• [Data records]:
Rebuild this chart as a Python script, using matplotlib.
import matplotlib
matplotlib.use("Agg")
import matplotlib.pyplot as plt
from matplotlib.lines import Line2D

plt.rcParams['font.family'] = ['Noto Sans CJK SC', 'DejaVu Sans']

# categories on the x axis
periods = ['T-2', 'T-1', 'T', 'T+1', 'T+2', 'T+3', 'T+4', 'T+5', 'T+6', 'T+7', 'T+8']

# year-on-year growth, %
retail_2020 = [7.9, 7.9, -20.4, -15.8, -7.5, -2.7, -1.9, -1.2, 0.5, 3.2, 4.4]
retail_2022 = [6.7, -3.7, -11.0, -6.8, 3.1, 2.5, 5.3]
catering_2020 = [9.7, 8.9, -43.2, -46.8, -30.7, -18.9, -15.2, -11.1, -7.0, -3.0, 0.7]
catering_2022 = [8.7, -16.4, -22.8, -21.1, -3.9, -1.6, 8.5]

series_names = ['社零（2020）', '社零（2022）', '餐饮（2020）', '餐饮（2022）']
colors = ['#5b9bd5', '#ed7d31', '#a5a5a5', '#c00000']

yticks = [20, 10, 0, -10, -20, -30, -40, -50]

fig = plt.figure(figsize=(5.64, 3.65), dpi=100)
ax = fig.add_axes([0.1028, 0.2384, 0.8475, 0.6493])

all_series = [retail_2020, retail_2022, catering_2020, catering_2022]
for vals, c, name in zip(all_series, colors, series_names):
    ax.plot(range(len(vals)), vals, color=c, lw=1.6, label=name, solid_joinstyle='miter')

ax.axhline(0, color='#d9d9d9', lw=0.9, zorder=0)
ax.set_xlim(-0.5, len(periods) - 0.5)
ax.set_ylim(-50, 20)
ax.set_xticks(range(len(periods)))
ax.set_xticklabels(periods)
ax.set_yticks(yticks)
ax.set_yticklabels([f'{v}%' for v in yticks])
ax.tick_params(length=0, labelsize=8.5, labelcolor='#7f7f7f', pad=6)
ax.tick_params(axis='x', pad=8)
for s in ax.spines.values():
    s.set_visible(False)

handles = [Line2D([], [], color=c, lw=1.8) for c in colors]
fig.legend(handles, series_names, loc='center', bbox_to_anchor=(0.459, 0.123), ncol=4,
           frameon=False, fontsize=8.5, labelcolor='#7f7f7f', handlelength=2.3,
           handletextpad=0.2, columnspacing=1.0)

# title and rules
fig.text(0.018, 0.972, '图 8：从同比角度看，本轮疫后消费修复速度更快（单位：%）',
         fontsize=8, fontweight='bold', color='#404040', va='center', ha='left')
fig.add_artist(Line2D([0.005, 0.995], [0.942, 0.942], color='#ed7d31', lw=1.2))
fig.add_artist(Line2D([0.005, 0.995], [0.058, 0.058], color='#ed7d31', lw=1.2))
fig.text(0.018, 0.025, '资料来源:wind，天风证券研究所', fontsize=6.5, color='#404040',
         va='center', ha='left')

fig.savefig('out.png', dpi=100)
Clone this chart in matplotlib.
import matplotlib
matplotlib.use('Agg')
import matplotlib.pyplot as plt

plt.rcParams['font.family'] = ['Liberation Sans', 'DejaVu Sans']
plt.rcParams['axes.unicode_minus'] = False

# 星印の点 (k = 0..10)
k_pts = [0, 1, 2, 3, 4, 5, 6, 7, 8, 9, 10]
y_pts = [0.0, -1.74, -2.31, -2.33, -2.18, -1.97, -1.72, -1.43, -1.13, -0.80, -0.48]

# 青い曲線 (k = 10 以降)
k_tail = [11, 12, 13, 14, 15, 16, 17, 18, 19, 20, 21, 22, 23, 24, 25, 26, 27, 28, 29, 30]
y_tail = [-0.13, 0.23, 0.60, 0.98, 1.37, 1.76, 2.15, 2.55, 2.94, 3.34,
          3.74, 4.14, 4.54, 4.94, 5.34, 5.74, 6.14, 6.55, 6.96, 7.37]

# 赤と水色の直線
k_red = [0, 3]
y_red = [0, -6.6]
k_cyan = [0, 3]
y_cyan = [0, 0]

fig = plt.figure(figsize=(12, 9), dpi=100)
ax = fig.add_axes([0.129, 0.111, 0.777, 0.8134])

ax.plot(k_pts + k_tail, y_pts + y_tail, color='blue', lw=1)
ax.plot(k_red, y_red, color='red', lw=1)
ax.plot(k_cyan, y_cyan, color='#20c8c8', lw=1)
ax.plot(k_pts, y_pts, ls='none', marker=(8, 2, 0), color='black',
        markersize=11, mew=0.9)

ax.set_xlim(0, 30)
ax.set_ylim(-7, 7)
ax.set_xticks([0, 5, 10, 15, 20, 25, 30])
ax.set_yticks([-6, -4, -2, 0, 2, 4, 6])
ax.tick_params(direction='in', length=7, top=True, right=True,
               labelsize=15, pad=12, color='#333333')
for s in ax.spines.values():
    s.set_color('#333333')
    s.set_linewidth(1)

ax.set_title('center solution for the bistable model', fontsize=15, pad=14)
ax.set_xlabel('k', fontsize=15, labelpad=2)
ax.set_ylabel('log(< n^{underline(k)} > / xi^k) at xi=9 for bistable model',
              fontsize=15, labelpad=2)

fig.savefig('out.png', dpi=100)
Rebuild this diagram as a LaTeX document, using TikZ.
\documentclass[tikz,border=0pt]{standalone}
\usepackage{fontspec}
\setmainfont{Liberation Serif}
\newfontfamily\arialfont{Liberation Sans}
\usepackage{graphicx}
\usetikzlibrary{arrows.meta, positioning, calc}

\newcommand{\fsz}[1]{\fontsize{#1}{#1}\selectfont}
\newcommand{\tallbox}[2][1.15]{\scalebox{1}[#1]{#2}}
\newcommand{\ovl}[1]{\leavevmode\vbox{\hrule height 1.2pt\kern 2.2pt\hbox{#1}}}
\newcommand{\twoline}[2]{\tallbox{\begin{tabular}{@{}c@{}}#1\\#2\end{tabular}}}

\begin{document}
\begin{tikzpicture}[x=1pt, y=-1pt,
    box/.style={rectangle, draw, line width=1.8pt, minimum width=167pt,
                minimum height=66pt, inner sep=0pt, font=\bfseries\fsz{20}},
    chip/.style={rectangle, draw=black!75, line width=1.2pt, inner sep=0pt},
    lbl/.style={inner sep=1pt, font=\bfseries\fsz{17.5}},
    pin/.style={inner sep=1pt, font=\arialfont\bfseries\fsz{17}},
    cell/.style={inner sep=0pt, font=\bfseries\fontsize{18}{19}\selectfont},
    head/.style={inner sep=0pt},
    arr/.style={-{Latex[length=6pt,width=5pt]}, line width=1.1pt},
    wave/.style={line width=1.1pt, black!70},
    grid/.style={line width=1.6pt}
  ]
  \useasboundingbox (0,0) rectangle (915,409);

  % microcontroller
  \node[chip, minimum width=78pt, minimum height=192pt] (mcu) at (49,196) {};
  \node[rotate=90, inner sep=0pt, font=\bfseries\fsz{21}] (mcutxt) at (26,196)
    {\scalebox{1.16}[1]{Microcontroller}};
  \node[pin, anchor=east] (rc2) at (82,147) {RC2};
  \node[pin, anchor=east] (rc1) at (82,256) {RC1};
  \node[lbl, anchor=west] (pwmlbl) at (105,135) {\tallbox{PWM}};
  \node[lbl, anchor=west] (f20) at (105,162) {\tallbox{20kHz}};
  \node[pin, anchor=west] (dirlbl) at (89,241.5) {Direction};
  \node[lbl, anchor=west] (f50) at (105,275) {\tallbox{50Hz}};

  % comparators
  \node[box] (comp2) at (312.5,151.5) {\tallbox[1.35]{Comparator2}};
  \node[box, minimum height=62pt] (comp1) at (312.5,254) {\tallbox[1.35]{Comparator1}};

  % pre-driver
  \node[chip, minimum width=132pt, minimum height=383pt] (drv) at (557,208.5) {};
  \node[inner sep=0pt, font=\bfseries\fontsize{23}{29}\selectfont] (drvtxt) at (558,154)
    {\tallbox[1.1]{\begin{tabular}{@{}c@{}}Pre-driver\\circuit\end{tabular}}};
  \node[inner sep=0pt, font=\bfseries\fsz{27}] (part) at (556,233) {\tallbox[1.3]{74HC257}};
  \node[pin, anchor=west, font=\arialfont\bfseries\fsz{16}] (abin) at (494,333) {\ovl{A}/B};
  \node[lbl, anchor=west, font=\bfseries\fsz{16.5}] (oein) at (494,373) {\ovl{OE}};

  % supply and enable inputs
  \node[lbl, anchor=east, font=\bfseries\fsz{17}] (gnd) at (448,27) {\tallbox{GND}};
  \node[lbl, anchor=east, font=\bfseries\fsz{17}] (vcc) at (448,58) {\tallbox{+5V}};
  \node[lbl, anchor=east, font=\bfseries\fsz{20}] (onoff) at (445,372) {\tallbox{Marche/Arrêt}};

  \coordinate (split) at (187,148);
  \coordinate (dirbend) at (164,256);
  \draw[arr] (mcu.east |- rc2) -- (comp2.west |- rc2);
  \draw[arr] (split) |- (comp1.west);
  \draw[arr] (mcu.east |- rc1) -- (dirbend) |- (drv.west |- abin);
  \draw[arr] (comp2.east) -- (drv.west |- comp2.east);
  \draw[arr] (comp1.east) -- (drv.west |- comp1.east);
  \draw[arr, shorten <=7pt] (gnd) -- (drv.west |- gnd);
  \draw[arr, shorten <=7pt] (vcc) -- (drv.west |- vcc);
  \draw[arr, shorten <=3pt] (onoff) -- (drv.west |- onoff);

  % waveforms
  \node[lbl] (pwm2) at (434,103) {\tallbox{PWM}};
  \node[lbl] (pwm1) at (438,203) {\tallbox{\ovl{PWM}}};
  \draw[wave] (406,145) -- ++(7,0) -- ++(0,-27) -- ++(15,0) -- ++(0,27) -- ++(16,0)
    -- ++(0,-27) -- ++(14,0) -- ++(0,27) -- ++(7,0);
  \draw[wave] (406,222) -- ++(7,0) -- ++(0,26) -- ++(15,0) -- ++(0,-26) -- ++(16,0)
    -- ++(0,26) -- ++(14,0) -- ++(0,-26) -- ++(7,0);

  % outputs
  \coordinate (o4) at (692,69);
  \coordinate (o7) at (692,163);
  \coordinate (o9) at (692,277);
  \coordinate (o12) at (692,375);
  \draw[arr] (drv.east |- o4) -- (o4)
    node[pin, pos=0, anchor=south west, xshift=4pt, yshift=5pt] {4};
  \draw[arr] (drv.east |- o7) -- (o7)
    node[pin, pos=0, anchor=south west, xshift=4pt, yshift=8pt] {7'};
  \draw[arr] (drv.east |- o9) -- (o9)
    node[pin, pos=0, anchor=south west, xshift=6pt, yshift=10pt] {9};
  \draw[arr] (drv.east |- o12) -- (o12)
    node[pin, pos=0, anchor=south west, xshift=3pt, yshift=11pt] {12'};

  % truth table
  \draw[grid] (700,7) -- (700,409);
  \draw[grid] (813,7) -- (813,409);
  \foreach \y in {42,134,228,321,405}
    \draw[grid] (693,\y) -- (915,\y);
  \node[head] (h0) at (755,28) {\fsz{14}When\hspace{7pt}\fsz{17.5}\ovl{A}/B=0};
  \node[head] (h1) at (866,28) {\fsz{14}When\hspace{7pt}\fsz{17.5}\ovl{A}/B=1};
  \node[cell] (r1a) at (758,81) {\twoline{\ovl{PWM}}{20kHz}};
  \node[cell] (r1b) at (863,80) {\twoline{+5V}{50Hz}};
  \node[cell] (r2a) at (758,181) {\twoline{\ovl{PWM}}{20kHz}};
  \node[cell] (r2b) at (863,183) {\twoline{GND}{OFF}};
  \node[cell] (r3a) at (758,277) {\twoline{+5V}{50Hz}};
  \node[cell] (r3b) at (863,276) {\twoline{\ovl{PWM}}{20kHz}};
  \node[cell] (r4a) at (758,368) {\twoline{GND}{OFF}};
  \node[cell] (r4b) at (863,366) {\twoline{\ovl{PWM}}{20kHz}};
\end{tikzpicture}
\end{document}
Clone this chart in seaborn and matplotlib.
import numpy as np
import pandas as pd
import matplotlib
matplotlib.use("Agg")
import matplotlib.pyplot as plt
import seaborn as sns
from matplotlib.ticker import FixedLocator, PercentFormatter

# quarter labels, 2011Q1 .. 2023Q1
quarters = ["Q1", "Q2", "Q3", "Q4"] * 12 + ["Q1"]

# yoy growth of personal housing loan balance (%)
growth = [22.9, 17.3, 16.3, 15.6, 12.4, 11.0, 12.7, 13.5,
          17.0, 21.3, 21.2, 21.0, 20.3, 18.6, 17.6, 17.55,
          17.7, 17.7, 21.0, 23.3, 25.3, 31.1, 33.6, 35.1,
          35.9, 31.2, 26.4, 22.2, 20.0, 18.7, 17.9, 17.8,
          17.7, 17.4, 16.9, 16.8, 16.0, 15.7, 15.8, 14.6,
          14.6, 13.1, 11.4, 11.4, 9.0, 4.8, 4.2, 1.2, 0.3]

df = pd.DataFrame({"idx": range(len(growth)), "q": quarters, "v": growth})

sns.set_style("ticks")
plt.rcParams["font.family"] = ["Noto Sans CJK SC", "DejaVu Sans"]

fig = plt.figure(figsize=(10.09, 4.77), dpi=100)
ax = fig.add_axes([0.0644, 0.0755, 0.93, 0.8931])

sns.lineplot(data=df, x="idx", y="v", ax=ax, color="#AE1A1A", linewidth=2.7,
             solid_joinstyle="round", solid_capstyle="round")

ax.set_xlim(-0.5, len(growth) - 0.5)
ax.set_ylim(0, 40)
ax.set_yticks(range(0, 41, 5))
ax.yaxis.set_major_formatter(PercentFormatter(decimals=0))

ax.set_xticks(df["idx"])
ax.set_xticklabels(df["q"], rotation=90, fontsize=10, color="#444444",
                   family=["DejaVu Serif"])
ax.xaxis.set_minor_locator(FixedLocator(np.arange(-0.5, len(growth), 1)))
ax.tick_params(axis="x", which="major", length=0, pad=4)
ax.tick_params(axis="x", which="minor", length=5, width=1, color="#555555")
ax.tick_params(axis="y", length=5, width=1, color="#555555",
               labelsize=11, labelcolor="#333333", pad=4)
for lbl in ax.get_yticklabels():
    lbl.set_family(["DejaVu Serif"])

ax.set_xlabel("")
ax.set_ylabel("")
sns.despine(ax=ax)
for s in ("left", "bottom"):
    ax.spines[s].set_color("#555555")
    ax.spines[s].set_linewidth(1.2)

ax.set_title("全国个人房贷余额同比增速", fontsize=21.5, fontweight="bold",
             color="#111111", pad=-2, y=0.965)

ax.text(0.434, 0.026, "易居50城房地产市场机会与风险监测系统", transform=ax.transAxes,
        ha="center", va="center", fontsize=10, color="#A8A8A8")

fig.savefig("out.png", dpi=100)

• [Problem statement]:
Copy out every line in the entries above that holds "seaborn".

• [Full output]:
Clone this chart in seaborn and matplotlib.
import seaborn as sns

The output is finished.